The point is, all of our brains process input in different ways. One person’s distraction is fuel for another person to get into the flow. Different jobs, too, require different inputs. If I’m outlining a story or really grappling with what my argument is, I sometimes need to turn everything off and focus even more. But as the words come pouring out, a little familiar musical accompaniment can do the trick. A few years back I wrote most of a novel alternating between electronic-pop singer Imogen Heap and pop-punk band Say Anything.
Sound’s not the only distraction we have, though. The more functional our devices become, the better they get at distracting us. The Internet is a distraction enough—though there are tools like Freedom that can help—but these days we’re also bombarded with notifications and animations. Sometimes I’m cranking away at an article on my Mac, only to notice that a floating Notification Center alert is fading away. What did it say? I have no idea—there’s no record of it in the Notification Center window. It failed to nudge me when it appeared, and distracted me uselessly as it exited.
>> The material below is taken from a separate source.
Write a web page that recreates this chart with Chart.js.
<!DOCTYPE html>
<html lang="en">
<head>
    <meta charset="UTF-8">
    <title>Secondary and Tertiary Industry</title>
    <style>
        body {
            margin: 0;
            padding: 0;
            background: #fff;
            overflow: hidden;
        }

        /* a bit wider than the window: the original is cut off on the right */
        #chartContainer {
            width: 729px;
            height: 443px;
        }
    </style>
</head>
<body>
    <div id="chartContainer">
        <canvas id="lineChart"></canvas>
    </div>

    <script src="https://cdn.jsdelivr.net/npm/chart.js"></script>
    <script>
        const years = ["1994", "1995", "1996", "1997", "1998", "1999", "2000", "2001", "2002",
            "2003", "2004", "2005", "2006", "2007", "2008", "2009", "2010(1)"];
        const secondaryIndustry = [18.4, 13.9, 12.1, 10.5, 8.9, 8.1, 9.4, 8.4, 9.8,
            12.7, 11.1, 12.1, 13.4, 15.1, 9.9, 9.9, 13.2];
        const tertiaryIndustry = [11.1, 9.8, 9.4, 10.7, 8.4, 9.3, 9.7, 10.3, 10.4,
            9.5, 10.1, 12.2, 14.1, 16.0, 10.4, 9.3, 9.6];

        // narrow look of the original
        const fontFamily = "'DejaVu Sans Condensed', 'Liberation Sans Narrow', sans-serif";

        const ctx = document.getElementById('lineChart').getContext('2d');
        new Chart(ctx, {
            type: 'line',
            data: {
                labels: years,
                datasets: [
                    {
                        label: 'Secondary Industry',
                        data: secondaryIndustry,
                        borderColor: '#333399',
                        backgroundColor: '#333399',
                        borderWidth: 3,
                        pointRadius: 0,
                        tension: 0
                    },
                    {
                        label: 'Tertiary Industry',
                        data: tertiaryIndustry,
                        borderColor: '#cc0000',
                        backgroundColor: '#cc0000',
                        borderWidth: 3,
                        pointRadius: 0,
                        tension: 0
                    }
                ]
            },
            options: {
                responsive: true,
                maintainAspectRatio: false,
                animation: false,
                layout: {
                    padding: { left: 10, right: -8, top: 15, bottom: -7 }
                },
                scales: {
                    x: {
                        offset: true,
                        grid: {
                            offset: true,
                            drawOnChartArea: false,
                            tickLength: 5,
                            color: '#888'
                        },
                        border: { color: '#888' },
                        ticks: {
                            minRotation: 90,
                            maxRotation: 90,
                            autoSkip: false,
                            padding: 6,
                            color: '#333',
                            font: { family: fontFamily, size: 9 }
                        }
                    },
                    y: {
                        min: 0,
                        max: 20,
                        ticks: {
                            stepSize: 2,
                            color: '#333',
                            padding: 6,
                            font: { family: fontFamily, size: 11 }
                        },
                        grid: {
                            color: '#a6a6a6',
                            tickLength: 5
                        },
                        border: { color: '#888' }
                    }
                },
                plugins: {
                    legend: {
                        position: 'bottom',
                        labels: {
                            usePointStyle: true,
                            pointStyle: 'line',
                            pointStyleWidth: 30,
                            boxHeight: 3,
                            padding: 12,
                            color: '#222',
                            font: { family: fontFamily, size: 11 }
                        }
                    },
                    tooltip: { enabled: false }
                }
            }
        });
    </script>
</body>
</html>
One of the things that has driven me to write more on my iPad is that I find iOS less distracting than my Mac. Not that there still aren’t push notifications on the iPad—though I’m trying to turn as many of them off as possible. But on my 27-inch iMac, I generally have many apps open at once—including social networking apps. Even when hidden, they’re sitting right there, waiting for me to open them.
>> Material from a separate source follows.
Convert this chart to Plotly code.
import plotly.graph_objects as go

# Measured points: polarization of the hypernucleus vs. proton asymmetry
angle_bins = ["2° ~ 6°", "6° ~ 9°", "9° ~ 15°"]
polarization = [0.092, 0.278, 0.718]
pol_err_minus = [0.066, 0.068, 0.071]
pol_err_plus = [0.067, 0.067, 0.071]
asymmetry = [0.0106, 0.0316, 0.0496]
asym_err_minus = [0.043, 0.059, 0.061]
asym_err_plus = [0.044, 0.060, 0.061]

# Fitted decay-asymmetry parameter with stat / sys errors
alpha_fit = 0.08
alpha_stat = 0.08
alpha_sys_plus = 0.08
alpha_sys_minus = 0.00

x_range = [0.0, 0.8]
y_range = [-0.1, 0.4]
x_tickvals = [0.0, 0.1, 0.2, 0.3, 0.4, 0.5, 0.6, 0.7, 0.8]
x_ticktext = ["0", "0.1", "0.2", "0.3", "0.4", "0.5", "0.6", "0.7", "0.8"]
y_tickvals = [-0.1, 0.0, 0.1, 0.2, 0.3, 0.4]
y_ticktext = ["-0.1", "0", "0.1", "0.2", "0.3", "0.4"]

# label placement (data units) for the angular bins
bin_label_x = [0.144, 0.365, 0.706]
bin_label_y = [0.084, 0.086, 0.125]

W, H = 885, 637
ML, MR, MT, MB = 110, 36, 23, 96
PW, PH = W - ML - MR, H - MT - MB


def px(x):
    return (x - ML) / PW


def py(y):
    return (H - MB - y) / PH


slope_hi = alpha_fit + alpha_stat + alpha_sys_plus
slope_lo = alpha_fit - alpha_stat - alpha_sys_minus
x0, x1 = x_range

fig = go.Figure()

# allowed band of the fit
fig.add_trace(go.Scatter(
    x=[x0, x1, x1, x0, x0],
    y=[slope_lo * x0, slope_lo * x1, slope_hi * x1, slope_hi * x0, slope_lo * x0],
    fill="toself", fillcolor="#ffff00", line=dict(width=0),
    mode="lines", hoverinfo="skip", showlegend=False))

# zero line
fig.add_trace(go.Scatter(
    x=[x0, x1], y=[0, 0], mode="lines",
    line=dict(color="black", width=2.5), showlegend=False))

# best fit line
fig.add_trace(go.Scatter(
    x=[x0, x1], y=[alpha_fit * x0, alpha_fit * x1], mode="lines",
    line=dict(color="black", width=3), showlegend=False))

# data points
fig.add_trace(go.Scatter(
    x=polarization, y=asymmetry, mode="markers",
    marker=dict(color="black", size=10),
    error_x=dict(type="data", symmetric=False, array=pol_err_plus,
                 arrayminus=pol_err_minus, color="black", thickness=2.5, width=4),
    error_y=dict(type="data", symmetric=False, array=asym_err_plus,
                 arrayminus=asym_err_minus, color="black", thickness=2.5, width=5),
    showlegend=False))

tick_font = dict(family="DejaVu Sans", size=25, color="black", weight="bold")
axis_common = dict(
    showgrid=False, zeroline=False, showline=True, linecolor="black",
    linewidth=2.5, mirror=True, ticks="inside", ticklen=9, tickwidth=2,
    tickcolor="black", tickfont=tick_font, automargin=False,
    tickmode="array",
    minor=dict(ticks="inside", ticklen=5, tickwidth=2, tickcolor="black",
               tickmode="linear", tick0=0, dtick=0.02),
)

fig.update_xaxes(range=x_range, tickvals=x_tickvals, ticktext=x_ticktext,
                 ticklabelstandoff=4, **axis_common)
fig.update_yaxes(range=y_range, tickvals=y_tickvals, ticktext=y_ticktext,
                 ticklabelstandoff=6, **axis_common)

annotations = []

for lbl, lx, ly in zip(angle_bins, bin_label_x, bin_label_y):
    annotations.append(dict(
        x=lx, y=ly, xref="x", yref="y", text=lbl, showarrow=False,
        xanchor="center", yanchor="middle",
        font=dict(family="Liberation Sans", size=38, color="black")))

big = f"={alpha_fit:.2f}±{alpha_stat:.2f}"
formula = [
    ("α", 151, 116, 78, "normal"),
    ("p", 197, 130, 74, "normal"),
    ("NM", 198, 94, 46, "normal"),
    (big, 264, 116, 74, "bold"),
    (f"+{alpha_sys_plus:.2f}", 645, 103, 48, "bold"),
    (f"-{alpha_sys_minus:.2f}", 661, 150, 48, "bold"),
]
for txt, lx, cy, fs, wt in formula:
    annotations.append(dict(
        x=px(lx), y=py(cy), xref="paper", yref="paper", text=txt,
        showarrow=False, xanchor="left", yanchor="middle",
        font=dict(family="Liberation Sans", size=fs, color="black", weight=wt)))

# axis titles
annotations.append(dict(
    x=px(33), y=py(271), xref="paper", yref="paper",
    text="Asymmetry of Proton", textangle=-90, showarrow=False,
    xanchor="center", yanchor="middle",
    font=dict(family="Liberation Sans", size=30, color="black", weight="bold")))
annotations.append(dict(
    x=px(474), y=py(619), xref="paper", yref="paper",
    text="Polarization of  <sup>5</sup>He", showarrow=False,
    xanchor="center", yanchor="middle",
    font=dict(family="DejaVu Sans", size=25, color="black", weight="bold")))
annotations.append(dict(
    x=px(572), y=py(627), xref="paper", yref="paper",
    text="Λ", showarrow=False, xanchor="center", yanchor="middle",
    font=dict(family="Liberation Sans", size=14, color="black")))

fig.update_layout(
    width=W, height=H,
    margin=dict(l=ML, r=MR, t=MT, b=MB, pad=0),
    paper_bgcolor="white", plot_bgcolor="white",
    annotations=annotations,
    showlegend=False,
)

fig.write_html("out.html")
Even though I can run two (or even three!) apps at a time on my iPad, I generally don’t. When I do, the second app is part of the work I’m doing—adding Safari so I can look up links for a story I’m writing, for instance—rather than a distracting set of messaging tools.
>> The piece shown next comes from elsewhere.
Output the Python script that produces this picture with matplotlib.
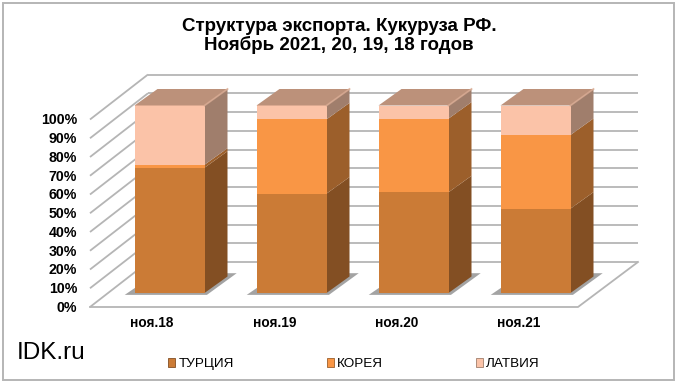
import matplotlib.pyplot as plt
from matplotlib.patches import Patch, Polygon, Rectangle

plt.rcParams["font.family"] = ["Liberation Sans", "DejaVu Sans"]

categories = ["ноя.18", "ноя.19", "ноя.20", "ноя.21"]
series_names = ["ТУРЦИЯ", "КОРЕЯ", "ЛАТВИЯ"]
turkey = [66.8, 53.0, 53.7, 45.0]
korea = [1.6, 39.6, 39.3, 39.3]
latvia = [31.6, 7.4, 7.0, 15.7]
ticks = [0, 10, 20, 30, 40, 50, 60, 70, 80, 90, 100]

front_colors = ["#cb7b36", "#f99645", "#fbc3a8"]
side_colors = ["#834f23", "#9c5f2b", "#a07e6c"]
top_color = "#bc917a"
top_edge = "#d9aa92"
grid_color = "#b5b5b5"

# pixel scale of the picture, data = category index / percent
W, H = 680, 385
X0, SX = 169.5, 122.0
Y0, SY = 293.0, 1.875
BAR_W = 70 / SX
DX, DY = 23 / SX, 16.5 / SY

fig = plt.figure(figsize=(W / 100, H / 100), dpi=100)
ax = fig.add_axes([0, 0, 1, 1])
ax.set_xlim(-X0 / SX, (W - X0) / SX)
ax.set_ylim((Y0 - H) / SY, Y0 / SY)
ax.axis("off")


def px(x):
    return (x - X0) / SX


def py(y):
    return (Y0 - y) / SY


# outer frame
ax.add_patch(Rectangle((px(3), py(380)), 671 / SX, 377 / SY, fc="white", ec="#b5b5b5", lw=1.4, zorder=0))

# walls and floor
left_f, left_b = px(90), px(148)
right_b, right_f = px(638), px(578)
floor_f, floor_b = py(307), py(262)
for t in ticks:
    ax.plot([left_f, left_b], [floor_f + t, floor_b + t], color=grid_color, lw=1.3, zorder=1, solid_capstyle="butt")
    ax.plot([left_b, right_b], [floor_b + t, floor_b + t], color=grid_color, lw=1.3, zorder=1, solid_capstyle="butt")
ax.plot([left_f, right_f, right_b], [floor_f, floor_f, floor_b], color=grid_color, lw=1.3, zorder=1)

# bars
for i in range(len(categories)):
    x1 = i - BAR_W / 2
    x2 = i + BAR_W / 2
    # shadow on the floor
    ax.add_patch(Polygon([(x1 - 0.08, -1), (x2 + 0.02, -1), (x2 + 1.4 * DX, 1.2 * DY),
                          (x2 + 0.9 * DX, 1.2 * DY), (x1 + 0.01, 3)],
                         fc="#8c8c8c", ec="none", alpha=0.8, zorder=2))
    bottom = 0
    for j, vals in enumerate([turkey, korea, latvia]):
        top = bottom + vals[i]
        ax.add_patch(Polygon([(x2, bottom), (x2 + DX, bottom + DY), (x2 + DX, top + DY), (x2, top)],
                             fc=side_colors[j], ec="none", zorder=3))
        ax.add_patch(Rectangle((x1, bottom), BAR_W, vals[i], fc=front_colors[j], ec="none", zorder=4))
        bottom = top
    ax.add_patch(Polygon([(x1, bottom), (x2, bottom), (x2 + DX, bottom + DY), (x1 + DX, bottom + DY)],
                         fc=top_color, ec="none", zorder=5))
    ax.plot([x2, x2 + DX], [bottom, bottom + DY], color=top_edge, lw=1.3, zorder=6, alpha=0.8)
    ax.text(px(152 + 122.3 * i), py(323), categories[i], ha="center", va="center",
            fontsize=9.8, fontweight="bold")

for t in ticks:
    ax.text(px(77), floor_f + t - 0.5, f"{t}%", ha="right", va="center", fontsize=10.2, fontweight="bold")

ax.text(px(339), py(36), "Структура экспорта. Кукуруза РФ.\nНоябрь 2021, 20, 19, 18 годов", ha="center", va="center",
        fontsize=13.5, fontweight="bold", linespacing=1.08)
ax.text(px(17), py(353), "IDK.ru", ha="left", va="center", fontsize=17.5)

handles = [Patch(fc=front_colors[j], ec=side_colors[j], lw=0.6) for j in range(3)]
ax.legend(handles, series_names, ncol=3, frameon=False, fontsize=9.7, loc="center",
          bbox_to_anchor=(354 / W, 1 - 364 / H), handlelength=0.5, handleheight=0.65,
          handletextpad=0.25, columnspacing=6.9, borderpad=0, borderaxespad=0)

fig.savefig("out.png", dpi=100)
The truth is, I’ve configured my Mac and iPad differently and I use them differently. My Mac is a hub of different apps, more prone to distraction but also a place where I can more easily pass information back and forth. It works well for writing, but there’s a little more possibility for distraction. My iPad is more locked down, quieter, a place where I can write with fewer distractions. This isn’t to say that I don’t use my iPad to distract myself—first thing in the morning I’m hopping on Slack and Twitter to see what’s going on—but when I’m writing it provides me some focus that’s maybe lacking when I sit at my Mac.
I’m not trying to say that the Mac is fundamentally more distracting than iOS. But old habits die hard. I suppose if I wanted a MacBook to behave like my iPad behaves, I could do it, through the generous use of full-screen apps. I never use full-screen apps on the Mac, yet they’re the default on iOS and I don’t mind at all. Why do you suppose that is? I suspect it’s that I’ve trained myself to use the Mac a certain way, and think of it as a certain sort of tool—while I use my iPad differently, and for different purposes.
You may approach this situation completely differently. Do you use an iMac at your desk, and a MacBook at home on the couch? Same operating system, but two very different working environments—and I suspect the MacBook might be a great device for focus if you fully embrace full-screen mode.
Or maybe it doesn’t matter at all to you. Maybe your productivity doesn’t change, no matter where you go. After all, we’re all different—which is why some of us need to work in silence, while others won’t feel productive until some loud singer is screaming in their ears.